> [WRITTEN REQUEST]:
Below are the records; extract from them the line containing "Clone this chart in seaborn and matplotlib." to the line containing "import seaborn as sns", both lines included, exactly and with no pictures.

##########

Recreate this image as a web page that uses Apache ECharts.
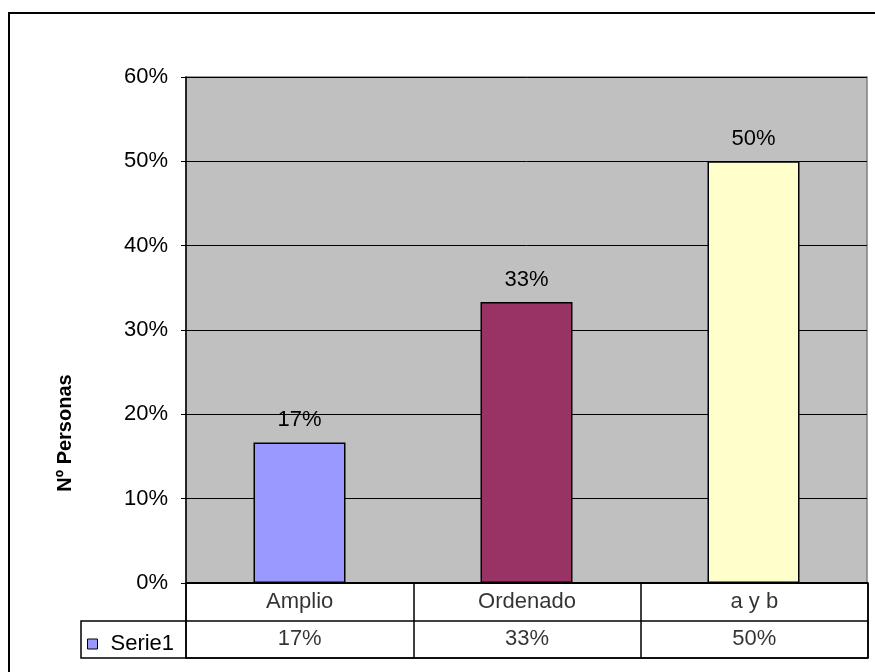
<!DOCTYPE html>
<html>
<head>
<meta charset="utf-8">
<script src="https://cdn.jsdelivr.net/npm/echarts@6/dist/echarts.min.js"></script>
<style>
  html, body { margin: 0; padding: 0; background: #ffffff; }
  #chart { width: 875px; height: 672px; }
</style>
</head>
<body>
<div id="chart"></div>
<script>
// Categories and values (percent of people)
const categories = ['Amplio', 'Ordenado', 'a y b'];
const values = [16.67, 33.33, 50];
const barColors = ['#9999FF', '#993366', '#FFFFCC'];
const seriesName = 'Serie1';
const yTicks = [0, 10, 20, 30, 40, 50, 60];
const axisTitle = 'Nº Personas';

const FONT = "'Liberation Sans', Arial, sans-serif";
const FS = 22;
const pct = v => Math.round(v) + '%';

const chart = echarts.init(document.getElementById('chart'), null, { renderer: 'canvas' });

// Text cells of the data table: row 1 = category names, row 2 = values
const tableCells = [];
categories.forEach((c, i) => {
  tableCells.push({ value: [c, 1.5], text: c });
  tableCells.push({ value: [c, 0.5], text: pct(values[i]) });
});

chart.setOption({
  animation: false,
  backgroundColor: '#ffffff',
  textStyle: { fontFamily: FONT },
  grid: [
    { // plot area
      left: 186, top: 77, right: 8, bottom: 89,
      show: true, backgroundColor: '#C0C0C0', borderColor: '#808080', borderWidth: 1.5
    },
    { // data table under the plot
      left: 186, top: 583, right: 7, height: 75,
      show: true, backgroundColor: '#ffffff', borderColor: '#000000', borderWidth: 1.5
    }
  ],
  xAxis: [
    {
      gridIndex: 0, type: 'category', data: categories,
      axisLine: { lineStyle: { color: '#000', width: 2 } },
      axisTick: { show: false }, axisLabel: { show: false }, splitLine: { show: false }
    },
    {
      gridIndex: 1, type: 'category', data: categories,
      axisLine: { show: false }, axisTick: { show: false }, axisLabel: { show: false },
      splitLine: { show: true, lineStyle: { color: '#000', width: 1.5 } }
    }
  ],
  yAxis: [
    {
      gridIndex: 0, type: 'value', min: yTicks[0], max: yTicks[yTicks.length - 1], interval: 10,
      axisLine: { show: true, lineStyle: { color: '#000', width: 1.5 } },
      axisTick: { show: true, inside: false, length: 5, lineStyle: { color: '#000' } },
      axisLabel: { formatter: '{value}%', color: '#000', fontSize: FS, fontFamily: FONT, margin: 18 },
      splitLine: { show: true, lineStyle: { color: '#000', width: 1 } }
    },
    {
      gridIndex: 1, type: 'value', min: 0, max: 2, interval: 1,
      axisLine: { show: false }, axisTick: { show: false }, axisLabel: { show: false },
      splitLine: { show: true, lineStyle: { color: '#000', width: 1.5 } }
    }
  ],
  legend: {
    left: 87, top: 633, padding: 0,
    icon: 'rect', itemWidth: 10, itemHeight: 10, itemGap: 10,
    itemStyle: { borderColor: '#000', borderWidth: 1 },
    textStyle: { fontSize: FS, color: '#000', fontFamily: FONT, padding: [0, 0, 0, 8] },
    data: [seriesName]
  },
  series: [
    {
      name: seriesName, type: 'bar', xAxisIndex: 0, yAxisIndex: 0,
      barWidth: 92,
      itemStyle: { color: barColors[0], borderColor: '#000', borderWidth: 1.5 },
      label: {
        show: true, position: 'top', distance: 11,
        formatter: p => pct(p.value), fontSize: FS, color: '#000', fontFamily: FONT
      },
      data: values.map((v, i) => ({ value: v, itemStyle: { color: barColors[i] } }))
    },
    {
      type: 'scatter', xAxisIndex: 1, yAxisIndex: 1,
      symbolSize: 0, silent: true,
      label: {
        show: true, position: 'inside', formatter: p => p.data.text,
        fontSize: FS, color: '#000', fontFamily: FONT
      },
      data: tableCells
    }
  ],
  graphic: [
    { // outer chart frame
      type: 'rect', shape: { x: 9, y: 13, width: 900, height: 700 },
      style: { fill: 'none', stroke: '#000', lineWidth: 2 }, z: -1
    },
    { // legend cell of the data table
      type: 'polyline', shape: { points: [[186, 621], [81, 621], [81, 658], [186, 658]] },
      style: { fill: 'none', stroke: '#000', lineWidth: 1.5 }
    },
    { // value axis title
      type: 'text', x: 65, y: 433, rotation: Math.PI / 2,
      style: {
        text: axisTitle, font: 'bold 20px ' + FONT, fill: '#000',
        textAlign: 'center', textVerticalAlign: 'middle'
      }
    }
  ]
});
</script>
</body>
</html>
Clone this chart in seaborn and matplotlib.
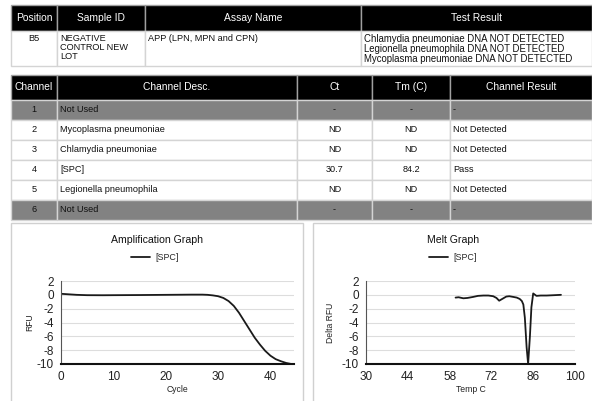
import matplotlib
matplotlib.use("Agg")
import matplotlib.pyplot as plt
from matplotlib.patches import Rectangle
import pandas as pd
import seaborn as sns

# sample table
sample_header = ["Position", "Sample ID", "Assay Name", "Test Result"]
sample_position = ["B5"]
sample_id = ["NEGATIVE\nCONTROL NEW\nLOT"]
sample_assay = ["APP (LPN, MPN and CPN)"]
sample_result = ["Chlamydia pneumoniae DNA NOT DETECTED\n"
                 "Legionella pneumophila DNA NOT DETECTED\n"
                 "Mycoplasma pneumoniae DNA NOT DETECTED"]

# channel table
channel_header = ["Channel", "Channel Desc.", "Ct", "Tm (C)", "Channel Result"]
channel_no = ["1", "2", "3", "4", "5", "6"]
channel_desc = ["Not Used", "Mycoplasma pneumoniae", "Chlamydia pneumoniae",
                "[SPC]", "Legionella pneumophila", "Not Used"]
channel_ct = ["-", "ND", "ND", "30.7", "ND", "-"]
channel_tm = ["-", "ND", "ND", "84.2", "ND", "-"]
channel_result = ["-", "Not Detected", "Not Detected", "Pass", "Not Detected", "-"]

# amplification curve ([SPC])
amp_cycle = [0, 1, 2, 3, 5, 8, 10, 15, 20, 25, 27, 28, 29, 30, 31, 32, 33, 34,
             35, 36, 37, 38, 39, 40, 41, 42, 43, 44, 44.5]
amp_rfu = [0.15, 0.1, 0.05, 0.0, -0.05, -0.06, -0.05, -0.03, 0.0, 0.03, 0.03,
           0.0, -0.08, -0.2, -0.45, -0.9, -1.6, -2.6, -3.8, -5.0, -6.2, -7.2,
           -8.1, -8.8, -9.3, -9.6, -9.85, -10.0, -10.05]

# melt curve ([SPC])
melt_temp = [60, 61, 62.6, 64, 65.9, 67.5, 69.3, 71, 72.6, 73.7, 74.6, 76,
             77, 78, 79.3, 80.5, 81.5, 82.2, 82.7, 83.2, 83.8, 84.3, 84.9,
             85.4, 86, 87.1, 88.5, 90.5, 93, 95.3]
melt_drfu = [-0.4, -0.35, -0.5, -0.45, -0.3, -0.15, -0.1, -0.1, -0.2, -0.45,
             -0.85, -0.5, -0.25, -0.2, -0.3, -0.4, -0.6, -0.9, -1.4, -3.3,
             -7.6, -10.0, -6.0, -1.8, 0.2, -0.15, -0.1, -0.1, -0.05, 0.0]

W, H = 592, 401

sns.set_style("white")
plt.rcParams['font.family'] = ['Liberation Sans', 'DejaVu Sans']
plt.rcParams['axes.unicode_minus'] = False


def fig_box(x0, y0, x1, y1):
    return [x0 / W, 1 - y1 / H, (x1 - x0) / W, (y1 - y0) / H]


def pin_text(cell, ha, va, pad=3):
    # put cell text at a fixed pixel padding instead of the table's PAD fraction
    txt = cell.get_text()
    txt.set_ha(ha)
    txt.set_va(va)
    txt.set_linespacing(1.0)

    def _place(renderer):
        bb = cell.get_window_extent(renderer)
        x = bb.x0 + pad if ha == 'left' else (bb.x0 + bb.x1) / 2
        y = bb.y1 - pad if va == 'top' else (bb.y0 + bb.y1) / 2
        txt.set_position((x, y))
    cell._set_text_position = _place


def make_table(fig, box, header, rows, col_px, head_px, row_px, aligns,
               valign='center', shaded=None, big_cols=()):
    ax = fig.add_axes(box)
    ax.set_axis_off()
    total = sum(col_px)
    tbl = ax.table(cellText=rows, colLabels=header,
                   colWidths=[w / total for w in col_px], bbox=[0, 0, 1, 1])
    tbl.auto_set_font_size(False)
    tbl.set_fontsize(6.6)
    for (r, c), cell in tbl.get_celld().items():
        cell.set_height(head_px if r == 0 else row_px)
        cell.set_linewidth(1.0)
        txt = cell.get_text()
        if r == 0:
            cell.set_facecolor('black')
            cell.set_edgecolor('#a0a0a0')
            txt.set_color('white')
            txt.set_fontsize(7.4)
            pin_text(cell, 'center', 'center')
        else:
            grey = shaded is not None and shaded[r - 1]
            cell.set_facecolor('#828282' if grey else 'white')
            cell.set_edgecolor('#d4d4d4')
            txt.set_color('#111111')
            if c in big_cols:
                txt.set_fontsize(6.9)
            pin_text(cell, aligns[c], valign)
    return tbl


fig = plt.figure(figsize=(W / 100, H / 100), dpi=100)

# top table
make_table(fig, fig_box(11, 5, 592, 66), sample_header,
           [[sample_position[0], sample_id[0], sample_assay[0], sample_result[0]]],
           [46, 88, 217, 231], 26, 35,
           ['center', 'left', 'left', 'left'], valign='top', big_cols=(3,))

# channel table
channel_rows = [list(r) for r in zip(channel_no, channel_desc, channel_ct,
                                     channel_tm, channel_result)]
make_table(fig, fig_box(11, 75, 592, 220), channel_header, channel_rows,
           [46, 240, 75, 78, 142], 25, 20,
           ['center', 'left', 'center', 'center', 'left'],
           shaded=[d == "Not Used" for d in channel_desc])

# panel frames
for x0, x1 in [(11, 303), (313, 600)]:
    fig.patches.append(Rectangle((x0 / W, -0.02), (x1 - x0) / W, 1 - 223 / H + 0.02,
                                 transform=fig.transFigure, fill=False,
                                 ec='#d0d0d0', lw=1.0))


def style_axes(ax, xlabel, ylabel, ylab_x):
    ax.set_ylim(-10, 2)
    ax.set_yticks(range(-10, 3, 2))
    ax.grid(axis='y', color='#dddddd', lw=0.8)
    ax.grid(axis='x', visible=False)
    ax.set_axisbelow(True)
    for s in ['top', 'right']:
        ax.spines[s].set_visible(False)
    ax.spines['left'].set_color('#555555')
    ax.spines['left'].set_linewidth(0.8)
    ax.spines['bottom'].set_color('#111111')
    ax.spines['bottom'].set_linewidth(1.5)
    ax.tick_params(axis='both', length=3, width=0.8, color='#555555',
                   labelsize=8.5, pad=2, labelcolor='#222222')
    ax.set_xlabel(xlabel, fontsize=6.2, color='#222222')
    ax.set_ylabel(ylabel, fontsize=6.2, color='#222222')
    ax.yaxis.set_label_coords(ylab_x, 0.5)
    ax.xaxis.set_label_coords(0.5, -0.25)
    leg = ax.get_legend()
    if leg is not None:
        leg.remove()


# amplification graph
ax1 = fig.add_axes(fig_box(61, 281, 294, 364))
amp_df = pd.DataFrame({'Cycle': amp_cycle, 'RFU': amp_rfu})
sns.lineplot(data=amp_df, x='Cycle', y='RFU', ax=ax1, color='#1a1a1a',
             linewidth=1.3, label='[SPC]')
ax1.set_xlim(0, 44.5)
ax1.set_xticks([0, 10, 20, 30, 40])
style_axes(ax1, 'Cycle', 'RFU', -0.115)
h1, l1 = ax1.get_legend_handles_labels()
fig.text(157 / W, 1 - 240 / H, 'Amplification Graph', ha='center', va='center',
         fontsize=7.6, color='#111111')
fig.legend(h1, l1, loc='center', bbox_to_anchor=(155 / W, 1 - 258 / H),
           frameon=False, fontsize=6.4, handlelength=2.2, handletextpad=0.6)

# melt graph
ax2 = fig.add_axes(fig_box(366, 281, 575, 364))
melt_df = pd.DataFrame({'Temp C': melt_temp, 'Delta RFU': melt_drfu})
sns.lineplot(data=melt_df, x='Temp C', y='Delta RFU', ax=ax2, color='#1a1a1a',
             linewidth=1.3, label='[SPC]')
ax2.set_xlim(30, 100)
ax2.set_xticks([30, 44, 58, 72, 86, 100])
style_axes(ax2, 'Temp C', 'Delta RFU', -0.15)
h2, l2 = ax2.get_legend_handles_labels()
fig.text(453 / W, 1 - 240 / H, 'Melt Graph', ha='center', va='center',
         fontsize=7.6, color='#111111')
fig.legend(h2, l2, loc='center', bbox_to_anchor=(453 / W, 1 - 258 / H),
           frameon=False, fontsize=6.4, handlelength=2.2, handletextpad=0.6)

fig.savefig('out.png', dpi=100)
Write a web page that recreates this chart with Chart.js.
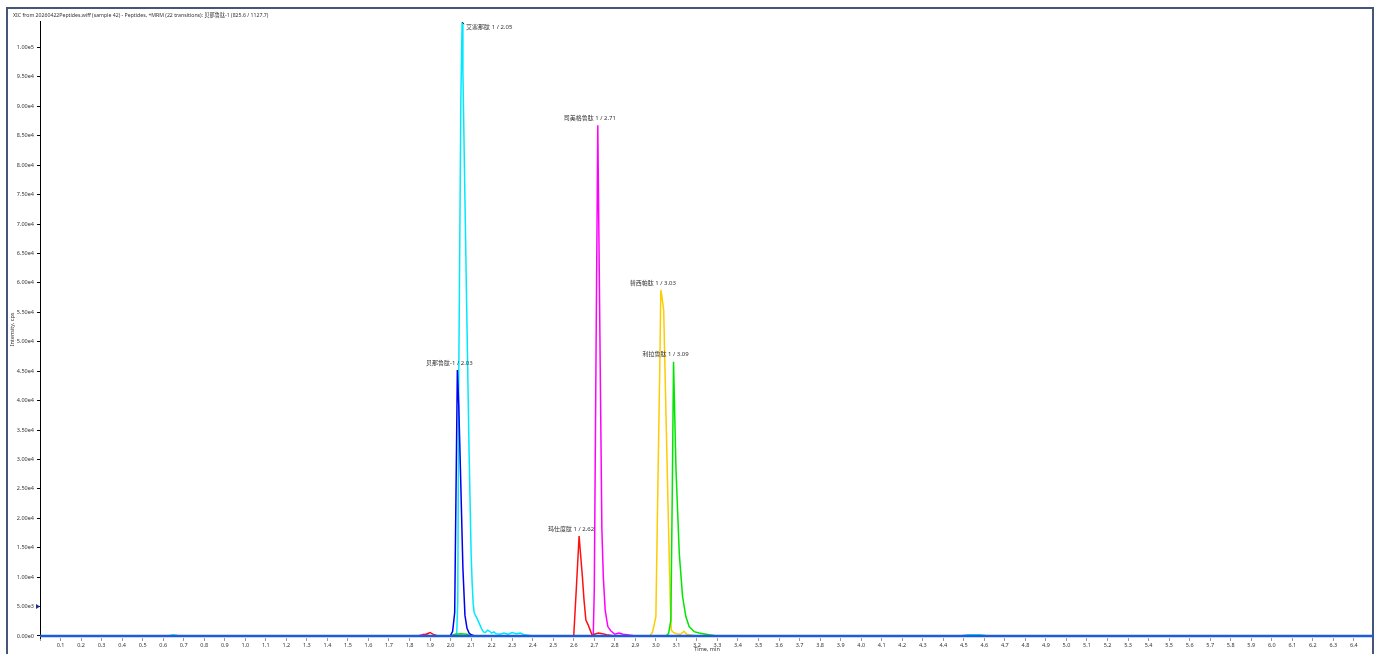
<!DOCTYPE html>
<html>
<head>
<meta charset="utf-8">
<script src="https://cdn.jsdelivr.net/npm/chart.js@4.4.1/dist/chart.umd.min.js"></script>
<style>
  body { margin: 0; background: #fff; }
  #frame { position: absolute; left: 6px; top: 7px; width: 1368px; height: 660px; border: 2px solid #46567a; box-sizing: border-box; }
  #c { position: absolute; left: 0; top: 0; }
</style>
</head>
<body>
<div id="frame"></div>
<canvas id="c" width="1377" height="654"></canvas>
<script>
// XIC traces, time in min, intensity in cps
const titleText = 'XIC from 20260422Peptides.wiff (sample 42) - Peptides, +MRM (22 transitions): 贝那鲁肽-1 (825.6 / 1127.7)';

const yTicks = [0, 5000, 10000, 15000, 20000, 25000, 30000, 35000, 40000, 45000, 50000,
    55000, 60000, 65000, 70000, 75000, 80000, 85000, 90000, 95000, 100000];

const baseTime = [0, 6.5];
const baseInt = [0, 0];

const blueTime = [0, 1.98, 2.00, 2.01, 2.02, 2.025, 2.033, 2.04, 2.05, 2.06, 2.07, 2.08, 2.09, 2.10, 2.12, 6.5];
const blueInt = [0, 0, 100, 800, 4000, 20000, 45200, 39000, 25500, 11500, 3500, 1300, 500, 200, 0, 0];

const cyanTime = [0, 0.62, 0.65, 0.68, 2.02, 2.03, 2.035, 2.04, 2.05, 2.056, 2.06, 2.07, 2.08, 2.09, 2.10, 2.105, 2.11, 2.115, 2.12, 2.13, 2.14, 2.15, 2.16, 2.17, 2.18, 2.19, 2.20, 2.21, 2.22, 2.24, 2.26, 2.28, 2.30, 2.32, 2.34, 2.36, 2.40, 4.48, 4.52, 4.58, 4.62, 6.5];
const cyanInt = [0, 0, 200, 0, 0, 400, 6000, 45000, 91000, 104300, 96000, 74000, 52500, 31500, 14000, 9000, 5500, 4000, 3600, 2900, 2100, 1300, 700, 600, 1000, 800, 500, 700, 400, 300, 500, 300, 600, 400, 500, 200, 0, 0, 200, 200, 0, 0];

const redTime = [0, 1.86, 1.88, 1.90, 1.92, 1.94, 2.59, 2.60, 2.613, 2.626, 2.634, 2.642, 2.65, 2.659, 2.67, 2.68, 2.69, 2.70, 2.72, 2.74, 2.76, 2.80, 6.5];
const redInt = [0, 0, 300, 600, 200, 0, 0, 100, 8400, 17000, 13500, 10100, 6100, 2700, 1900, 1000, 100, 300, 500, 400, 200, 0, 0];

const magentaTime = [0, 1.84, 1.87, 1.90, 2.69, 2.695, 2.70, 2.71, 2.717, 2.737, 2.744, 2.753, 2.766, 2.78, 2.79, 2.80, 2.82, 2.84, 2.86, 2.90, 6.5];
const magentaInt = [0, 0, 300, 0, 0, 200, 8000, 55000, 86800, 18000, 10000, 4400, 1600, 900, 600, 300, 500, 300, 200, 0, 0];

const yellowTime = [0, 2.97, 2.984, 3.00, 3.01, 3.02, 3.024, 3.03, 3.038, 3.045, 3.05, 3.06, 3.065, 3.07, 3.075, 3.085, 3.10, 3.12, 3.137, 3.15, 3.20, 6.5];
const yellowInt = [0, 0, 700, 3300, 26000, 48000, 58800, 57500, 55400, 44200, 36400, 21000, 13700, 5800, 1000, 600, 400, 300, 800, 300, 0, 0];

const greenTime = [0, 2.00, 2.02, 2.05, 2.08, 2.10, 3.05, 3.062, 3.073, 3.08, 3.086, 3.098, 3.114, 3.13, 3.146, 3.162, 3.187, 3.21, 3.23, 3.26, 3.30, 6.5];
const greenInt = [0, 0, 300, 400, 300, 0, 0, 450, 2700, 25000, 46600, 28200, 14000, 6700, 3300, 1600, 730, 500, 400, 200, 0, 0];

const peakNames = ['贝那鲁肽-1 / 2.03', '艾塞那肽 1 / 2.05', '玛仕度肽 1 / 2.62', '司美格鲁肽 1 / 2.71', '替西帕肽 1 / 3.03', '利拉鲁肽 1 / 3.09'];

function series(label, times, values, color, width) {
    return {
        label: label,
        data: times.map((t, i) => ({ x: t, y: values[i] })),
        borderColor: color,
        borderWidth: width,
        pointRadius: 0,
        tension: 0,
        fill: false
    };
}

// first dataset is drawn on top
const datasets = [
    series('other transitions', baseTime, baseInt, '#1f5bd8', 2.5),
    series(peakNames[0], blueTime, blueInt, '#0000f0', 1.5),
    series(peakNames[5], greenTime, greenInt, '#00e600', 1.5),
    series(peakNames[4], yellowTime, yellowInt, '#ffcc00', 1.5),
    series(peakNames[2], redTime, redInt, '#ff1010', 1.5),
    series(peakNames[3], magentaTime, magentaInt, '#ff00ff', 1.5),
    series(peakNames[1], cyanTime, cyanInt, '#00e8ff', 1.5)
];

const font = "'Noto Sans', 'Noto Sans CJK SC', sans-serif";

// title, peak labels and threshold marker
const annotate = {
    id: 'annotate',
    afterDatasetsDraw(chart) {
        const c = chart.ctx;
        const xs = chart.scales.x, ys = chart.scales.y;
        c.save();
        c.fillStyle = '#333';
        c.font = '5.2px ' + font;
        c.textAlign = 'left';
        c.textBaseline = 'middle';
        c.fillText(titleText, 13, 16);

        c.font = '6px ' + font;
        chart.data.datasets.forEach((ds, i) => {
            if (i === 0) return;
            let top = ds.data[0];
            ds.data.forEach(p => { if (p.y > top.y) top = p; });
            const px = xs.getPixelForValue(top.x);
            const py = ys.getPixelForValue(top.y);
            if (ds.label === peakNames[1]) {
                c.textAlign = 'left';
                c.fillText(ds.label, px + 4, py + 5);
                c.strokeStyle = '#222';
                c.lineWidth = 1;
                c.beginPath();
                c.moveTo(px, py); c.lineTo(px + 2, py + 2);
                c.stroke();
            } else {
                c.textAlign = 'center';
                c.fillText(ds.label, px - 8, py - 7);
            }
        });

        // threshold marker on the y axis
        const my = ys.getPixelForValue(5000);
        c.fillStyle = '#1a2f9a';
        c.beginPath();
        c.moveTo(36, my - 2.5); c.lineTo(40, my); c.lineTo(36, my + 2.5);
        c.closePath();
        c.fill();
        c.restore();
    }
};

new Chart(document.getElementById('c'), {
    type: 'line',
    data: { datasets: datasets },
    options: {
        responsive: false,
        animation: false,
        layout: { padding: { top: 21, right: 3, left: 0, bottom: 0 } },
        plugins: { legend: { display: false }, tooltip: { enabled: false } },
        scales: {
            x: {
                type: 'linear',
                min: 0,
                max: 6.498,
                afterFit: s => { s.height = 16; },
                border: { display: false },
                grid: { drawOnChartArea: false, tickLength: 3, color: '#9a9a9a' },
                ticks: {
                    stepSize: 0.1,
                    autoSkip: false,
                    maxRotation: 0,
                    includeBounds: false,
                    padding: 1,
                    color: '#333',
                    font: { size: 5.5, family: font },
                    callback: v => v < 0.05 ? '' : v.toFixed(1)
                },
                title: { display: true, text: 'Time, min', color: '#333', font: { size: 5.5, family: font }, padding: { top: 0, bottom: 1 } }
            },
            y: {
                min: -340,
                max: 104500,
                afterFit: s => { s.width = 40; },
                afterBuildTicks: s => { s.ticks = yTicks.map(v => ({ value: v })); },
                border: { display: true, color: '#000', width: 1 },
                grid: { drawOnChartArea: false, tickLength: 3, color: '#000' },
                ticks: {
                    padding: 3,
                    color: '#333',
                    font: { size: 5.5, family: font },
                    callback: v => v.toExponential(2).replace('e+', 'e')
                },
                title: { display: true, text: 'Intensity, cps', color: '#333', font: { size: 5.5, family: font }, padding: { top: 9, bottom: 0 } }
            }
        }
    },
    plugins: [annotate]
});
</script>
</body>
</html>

##########

> [OUTPUT OF THE EXERCISE]:
Clone this chart in seaborn and matplotlib.
import matplotlib
matplotlib.use("Agg")
import matplotlib.pyplot as plt
from matplotlib.patches import Rectangle
import pandas as pd
import seaborn as sns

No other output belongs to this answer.